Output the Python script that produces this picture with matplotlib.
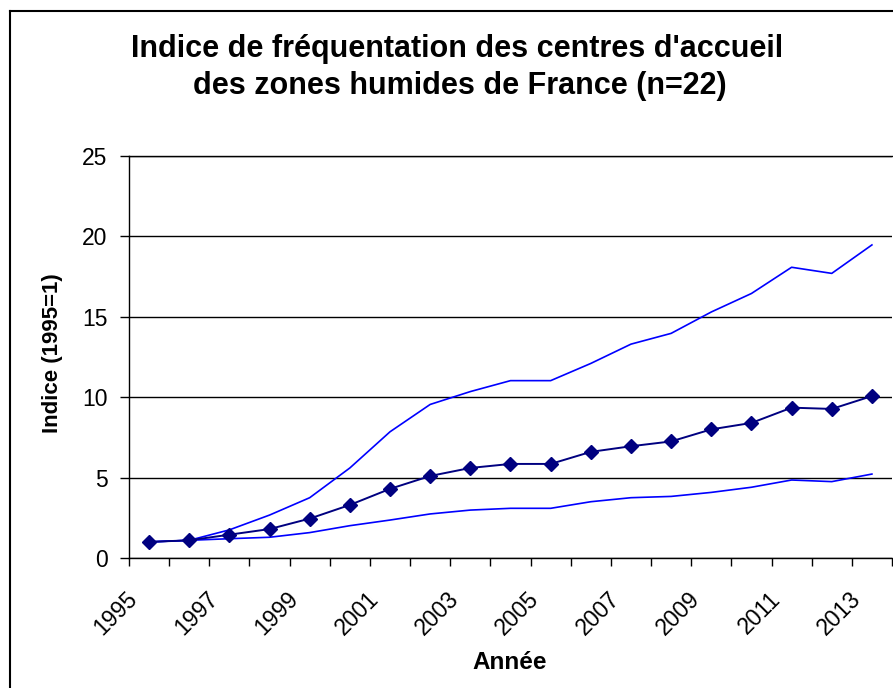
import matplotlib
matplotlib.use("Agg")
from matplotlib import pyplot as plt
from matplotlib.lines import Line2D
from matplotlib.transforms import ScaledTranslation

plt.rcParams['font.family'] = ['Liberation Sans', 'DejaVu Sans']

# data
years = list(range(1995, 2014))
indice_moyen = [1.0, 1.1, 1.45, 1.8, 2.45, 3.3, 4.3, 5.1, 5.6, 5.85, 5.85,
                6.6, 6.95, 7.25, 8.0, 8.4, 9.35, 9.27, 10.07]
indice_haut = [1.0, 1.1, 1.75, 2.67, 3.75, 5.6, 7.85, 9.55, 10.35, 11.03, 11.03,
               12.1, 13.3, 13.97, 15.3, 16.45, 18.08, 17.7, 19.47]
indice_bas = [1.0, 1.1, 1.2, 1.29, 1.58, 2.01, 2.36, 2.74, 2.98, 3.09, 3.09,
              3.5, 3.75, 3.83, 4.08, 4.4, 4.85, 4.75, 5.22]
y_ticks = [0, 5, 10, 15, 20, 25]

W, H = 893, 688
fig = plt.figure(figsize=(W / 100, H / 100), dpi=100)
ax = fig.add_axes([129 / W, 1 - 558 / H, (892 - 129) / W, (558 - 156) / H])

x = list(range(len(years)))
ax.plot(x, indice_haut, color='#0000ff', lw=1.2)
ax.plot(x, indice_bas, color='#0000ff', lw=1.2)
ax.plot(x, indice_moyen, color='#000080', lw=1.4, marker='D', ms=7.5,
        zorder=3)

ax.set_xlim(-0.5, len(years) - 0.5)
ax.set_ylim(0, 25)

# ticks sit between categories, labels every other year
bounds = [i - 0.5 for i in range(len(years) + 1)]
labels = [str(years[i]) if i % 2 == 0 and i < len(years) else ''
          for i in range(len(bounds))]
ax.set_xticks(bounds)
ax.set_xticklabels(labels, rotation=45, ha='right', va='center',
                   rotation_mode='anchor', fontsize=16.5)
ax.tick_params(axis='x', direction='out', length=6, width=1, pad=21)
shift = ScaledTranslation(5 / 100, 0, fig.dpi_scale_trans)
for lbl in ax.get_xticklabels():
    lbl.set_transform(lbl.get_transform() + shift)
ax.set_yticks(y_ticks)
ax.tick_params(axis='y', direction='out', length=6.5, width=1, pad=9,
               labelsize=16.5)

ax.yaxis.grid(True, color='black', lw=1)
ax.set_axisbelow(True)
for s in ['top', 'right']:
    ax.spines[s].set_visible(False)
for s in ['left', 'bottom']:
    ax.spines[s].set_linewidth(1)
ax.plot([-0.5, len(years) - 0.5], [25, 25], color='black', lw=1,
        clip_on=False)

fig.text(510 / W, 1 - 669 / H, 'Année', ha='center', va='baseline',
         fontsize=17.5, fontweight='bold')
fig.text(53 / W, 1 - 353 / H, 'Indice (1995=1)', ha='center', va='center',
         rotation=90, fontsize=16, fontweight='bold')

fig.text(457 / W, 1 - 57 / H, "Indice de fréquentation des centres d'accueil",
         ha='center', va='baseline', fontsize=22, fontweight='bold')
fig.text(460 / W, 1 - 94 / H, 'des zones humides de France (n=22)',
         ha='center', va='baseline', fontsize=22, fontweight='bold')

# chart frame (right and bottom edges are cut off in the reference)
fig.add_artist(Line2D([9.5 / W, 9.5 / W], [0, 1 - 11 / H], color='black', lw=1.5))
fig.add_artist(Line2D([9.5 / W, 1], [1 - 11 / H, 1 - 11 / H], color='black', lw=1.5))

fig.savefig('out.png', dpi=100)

──────────

**Exercise instructions**
Without the pictures, print the whole listing exactly as given.

**Result of this task**
Output the Python script that produces this picture with matplotlib.
import matplotlib
matplotlib.use("Agg")
from matplotlib import pyplot as plt
from matplotlib.lines import Line2D
from matplotlib.transforms import ScaledTranslation

plt.rcParams['font.family'] = ['Liberation Sans', 'DejaVu Sans']

# data
years = list(range(1995, 2014))
indice_moyen = [1.0, 1.1, 1.45, 1.8, 2.45, 3.3, 4.3, 5.1, 5.6, 5.85, 5.85,
                6.6, 6.95, 7.25, 8.0, 8.4, 9.35, 9.27, 10.07]
indice_haut = [1.0, 1.1, 1.75, 2.67, 3.75, 5.6, 7.85, 9.55, 10.35, 11.03, 11.03,
               12.1, 13.3, 13.97, 15.3, 16.45, 18.08, 17.7, 19.47]
indice_bas = [1.0, 1.1, 1.2, 1.29, 1.58, 2.01, 2.36, 2.74, 2.98, 3.09, 3.09,
              3.5, 3.75, 3.83, 4.08, 4.4, 4.85, 4.75, 5.22]
y_ticks = [0, 5, 10, 15, 20, 25]

W, H = 893, 688
fig = plt.figure(figsize=(W / 100, H / 100), dpi=100)
ax = fig.add_axes([129 / W, 1 - 558 / H, (892 - 129) / W, (558 - 156) / H])

x = list(range(len(years)))
ax.plot(x, indice_haut, color='#0000ff', lw=1.2)
ax.plot(x, indice_bas, color='#0000ff', lw=1.2)
ax.plot(x, indice_moyen, color='#000080', lw=1.4, marker='D', ms=7.5,
        zorder=3)

ax.set_xlim(-0.5, len(years) - 0.5)
ax.set_ylim(0, 25)

# ticks sit between categories, labels every other year
bounds = [i - 0.5 for i in range(len(years) + 1)]
labels = [str(years[i]) if i % 2 == 0 and i < len(years) else ''
          for i in range(len(bounds))]
ax.set_xticks(bounds)
ax.set_xticklabels(labels, rotation=45, ha='right', va='center',
                   rotation_mode='anchor', fontsize=16.5)
ax.tick_params(axis='x', direction='out', length=6, width=1, pad=21)
shift = ScaledTranslation(5 / 100, 0, fig.dpi_scale_trans)
for lbl in ax.get_xticklabels():
    lbl.set_transform(lbl.get_transform() + shift)
ax.set_yticks(y_ticks)
ax.tick_params(axis='y', direction='out', length=6.5, width=1, pad=9,
               labelsize=16.5)

ax.yaxis.grid(True, color='black', lw=1)
ax.set_axisbelow(True)
for s in ['top', 'right']:
    ax.spines[s].set_visible(False)
for s in ['left', 'bottom']:
    ax.spines[s].set_linewidth(1)
ax.plot([-0.5, len(years) - 0.5], [25, 25], color='black', lw=1,
        clip_on=False)

fig.text(510 / W, 1 - 669 / H, 'Année', ha='center', va='baseline',
         fontsize=17.5, fontweight='bold')
fig.text(53 / W, 1 - 353 / H, 'Indice (1995=1)', ha='center', va='center',
         rotation=90, fontsize=16, fontweight='bold')

fig.text(457 / W, 1 - 57 / H, "Indice de fréquentation des centres d'accueil",
         ha='center', va='baseline', fontsize=22, fontweight='bold')
fig.text(460 / W, 1 - 94 / H, 'des zones humides de France (n=22)',
         ha='center', va='baseline', fontsize=22, fontweight='bold')

# chart frame (right and bottom edges are cut off in the reference)
fig.add_artist(Line2D([9.5 / W, 9.5 / W], [0, 1 - 11 / H], color='black', lw=1.5))
fig.add_artist(Line2D([9.5 / W, 1], [1 - 11 / H, 1 - 11 / H], color='black', lw=1.5))

fig.savefig('out.png', dpi=100)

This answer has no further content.